◆ **DATA SEGMENT**
========

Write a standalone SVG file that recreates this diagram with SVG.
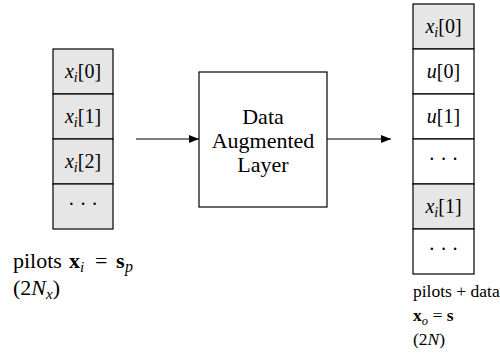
<svg xmlns="http://www.w3.org/2000/svg" width="500" height="362" viewBox="0 0 500 362" font-family="'Liberation Serif', 'DejaVu Serif', serif">
<defs>
<style>
.cell{stroke:#000;stroke-width:1.2}
.g{fill:#e6e6e6}
.w{fill:#fff}
text{font-family:'Liberation Serif','DejaVu Serif',serif;fill:#000}
.t{font-size:20px;text-anchor:middle}
.lbl{font-size:22px}
.lbr{font-size:17.5px}
.it{font-style:italic}
.b{font-weight:bold}
.conn{stroke:#000;stroke-width:1.2;fill:none}
</style>
<marker id="ah" viewBox="0 0 10 8" refX="10" refY="4" markerWidth="10" markerHeight="8" markerUnits="userSpaceOnUse" orient="auto">
<path d="M0,0 L10,4 L0,8 z" fill="#000"/>
</marker>
</defs>
<rect width="500" height="362" fill="#fff"/>

<g id="input-column">
<rect class="cell g" x="53" y="49" width="60" height="45"/>
<rect class="cell g" x="53" y="94" width="60" height="45"/>
<rect class="cell g" x="53" y="139" width="60" height="45"/>
<rect class="cell g" x="53" y="184" width="60" height="45"/>
<text class="t" x="83" y="78"><tspan class="it">x</tspan><tspan class="it" font-size="14" dy="4">i</tspan><tspan dy="-4">[0]</tspan></text>
<text class="t" x="83" y="123"><tspan class="it">x</tspan><tspan class="it" font-size="14" dy="4">i</tspan><tspan dy="-4">[1]</tspan></text>
<text class="t" x="83" y="168"><tspan class="it">x</tspan><tspan class="it" font-size="14" dy="4">i</tspan><tspan dy="-4">[2]</tspan></text>
<text class="t" x="83" y="211">· · ·</text>
</g>

<g id="input-label">
<text class="lbl" x="13" y="268">pilots <tspan class="b" x="69">x</tspan><tspan class="it" font-size="15" x="80" dy="4">i</tspan><tspan x="95" dy="-4">=</tspan><tspan class="b" x="116">s</tspan><tspan class="it" font-size="16" x="125" dy="4">p</tspan></text>
<text class="lbl" x="13" y="295">(2<tspan class="it">N</tspan><tspan class="it" font-size="15" dy="4">x</tspan><tspan dy="-4">)</tspan></text>
</g>

<g id="layer">
<rect x="199" y="72" width="128" height="135" fill="#fff" stroke="#000" stroke-width="1.2"/>
<text class="t" x="263" y="124" style="font-size:22px">Data</text>
<text class="t" x="263" y="148" style="font-size:22px">Augmented</text>
<text class="t" x="263" y="172" style="font-size:22px">Layer</text>
</g>

<g id="output-column">
<rect class="cell g" x="413" y="4" width="61" height="45"/>
<rect class="cell w" x="413" y="49" width="61" height="45"/>
<rect class="cell w" x="413" y="94" width="61" height="45"/>
<rect class="cell w" x="413" y="139" width="61" height="45"/>
<rect class="cell g" x="413" y="184" width="61" height="45"/>
<rect class="cell w" x="413" y="229" width="61" height="45"/>
<text class="t" x="443.5" y="33"><tspan class="it">x</tspan><tspan class="it" font-size="14" dy="4">i</tspan><tspan dy="-4">[0]</tspan></text>
<text class="t" x="443.5" y="78"><tspan class="it">u</tspan>[0]</text>
<text class="t" x="443.5" y="123"><tspan class="it">u</tspan>[1]</text>
<text class="t" x="443.5" y="166">· · ·</text>
<text class="t" x="443.5" y="213"><tspan class="it">x</tspan><tspan class="it" font-size="14" dy="4">i</tspan><tspan dy="-4">[1]</tspan></text>
<text class="t" x="443.5" y="256">· · ·</text>
</g>

<g id="output-label">
<text class="lbr" x="413" y="297">pilots + data</text>
<text class="lbr" x="413" y="321"><tspan class="b">x</tspan><tspan class="it" font-size="12.5" dy="4">o</tspan><tspan dy="-4"> = </tspan><tspan class="b">s</tspan></text>
<text class="lbr" x="413" y="345">(2<tspan class="it">N</tspan>)</text>
</g>

<g id="connectors">
<line class="conn" x1="136" y1="139" x2="199" y2="139" marker-end="url(#ah)"/>
<line class="conn" x1="327" y1="139" x2="391" y2="139" marker-end="url(#ah)"/>
</g>
</svg>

========

◆ **WHAT THE EXERCISE ASKS**
Copy out all of the data word for word. Do not carry over any picture.

◆ **WRITTEN RESPONSE**
Write a standalone SVG file that recreates this diagram with SVG.
<svg xmlns="http://www.w3.org/2000/svg" width="500" height="362" viewBox="0 0 500 362" font-family="'Liberation Serif', 'DejaVu Serif', serif">
<defs>
<style>
.cell{stroke:#000;stroke-width:1.2}
.g{fill:#e6e6e6}
.w{fill:#fff}
text{font-family:'Liberation Serif','DejaVu Serif',serif;fill:#000}
.t{font-size:20px;text-anchor:middle}
.lbl{font-size:22px}
.lbr{font-size:17.5px}
.it{font-style:italic}
.b{font-weight:bold}
.conn{stroke:#000;stroke-width:1.2;fill:none}
</style>
<marker id="ah" viewBox="0 0 10 8" refX="10" refY="4" markerWidth="10" markerHeight="8" markerUnits="userSpaceOnUse" orient="auto">
<path d="M0,0 L10,4 L0,8 z" fill="#000"/>
</marker>
</defs>
<rect width="500" height="362" fill="#fff"/>

<g id="input-column">
<rect class="cell g" x="53" y="49" width="60" height="45"/>
<rect class="cell g" x="53" y="94" width="60" height="45"/>
<rect class="cell g" x="53" y="139" width="60" height="45"/>
<rect class="cell g" x="53" y="184" width="60" height="45"/>
<text class="t" x="83" y="78"><tspan class="it">x</tspan><tspan class="it" font-size="14" dy="4">i</tspan><tspan dy="-4">[0]</tspan></text>
<text class="t" x="83" y="123"><tspan class="it">x</tspan><tspan class="it" font-size="14" dy="4">i</tspan><tspan dy="-4">[1]</tspan></text>
<text class="t" x="83" y="168"><tspan class="it">x</tspan><tspan class="it" font-size="14" dy="4">i</tspan><tspan dy="-4">[2]</tspan></text>
<text class="t" x="83" y="211">· · ·</text>
</g>

<g id="input-label">
<text class="lbl" x="13" y="268">pilots <tspan class="b" x="69">x</tspan><tspan class="it" font-size="15" x="80" dy="4">i</tspan><tspan x="95" dy="-4">=</tspan><tspan class="b" x="116">s</tspan><tspan class="it" font-size="16" x="125" dy="4">p</tspan></text>
<text class="lbl" x="13" y="295">(2<tspan class="it">N</tspan><tspan class="it" font-size="15" dy="4">x</tspan><tspan dy="-4">)</tspan></text>
</g>

<g id="layer">
<rect x="199" y="72" width="128" height="135" fill="#fff" stroke="#000" stroke-width="1.2"/>
<text class="t" x="263" y="124" style="font-size:22px">Data</text>
<text class="t" x="263" y="148" style="font-size:22px">Augmented</text>
<text class="t" x="263" y="172" style="font-size:22px">Layer</text>
</g>

<g id="output-column">
<rect class="cell g" x="413" y="4" width="61" height="45"/>
<rect class="cell w" x="413" y="49" width="61" height="45"/>
<rect class="cell w" x="413" y="94" width="61" height="45"/>
<rect class="cell w" x="413" y="139" width="61" height="45"/>
<rect class="cell g" x="413" y="184" width="61" height="45"/>
<rect class="cell w" x="413" y="229" width="61" height="45"/>
<text class="t" x="443.5" y="33"><tspan class="it">x</tspan><tspan class="it" font-size="14" dy="4">i</tspan><tspan dy="-4">[0]</tspan></text>
<text class="t" x="443.5" y="78"><tspan class="it">u</tspan>[0]</text>
<text class="t" x="443.5" y="123"><tspan class="it">u</tspan>[1]</text>
<text class="t" x="443.5" y="166">· · ·</text>
<text class="t" x="443.5" y="213"><tspan class="it">x</tspan><tspan class="it" font-size="14" dy="4">i</tspan><tspan dy="-4">[1]</tspan></text>
<text class="t" x="443.5" y="256">· · ·</text>
</g>

<g id="output-label">
<text class="lbr" x="413" y="297">pilots + data</text>
<text class="lbr" x="413" y="321"><tspan class="b">x</tspan><tspan class="it" font-size="12.5" dy="4">o</tspan><tspan dy="-4"> = </tspan><tspan class="b">s</tspan></text>
<text class="lbr" x="413" y="345">(2<tspan class="it">N</tspan>)</text>
</g>

<g id="connectors">
<line class="conn" x1="136" y1="139" x2="199" y2="139" marker-end="url(#ah)"/>
<line class="conn" x1="327" y1="139" x2="391" y2="139" marker-end="url(#ah)"/>
</g>
</svg>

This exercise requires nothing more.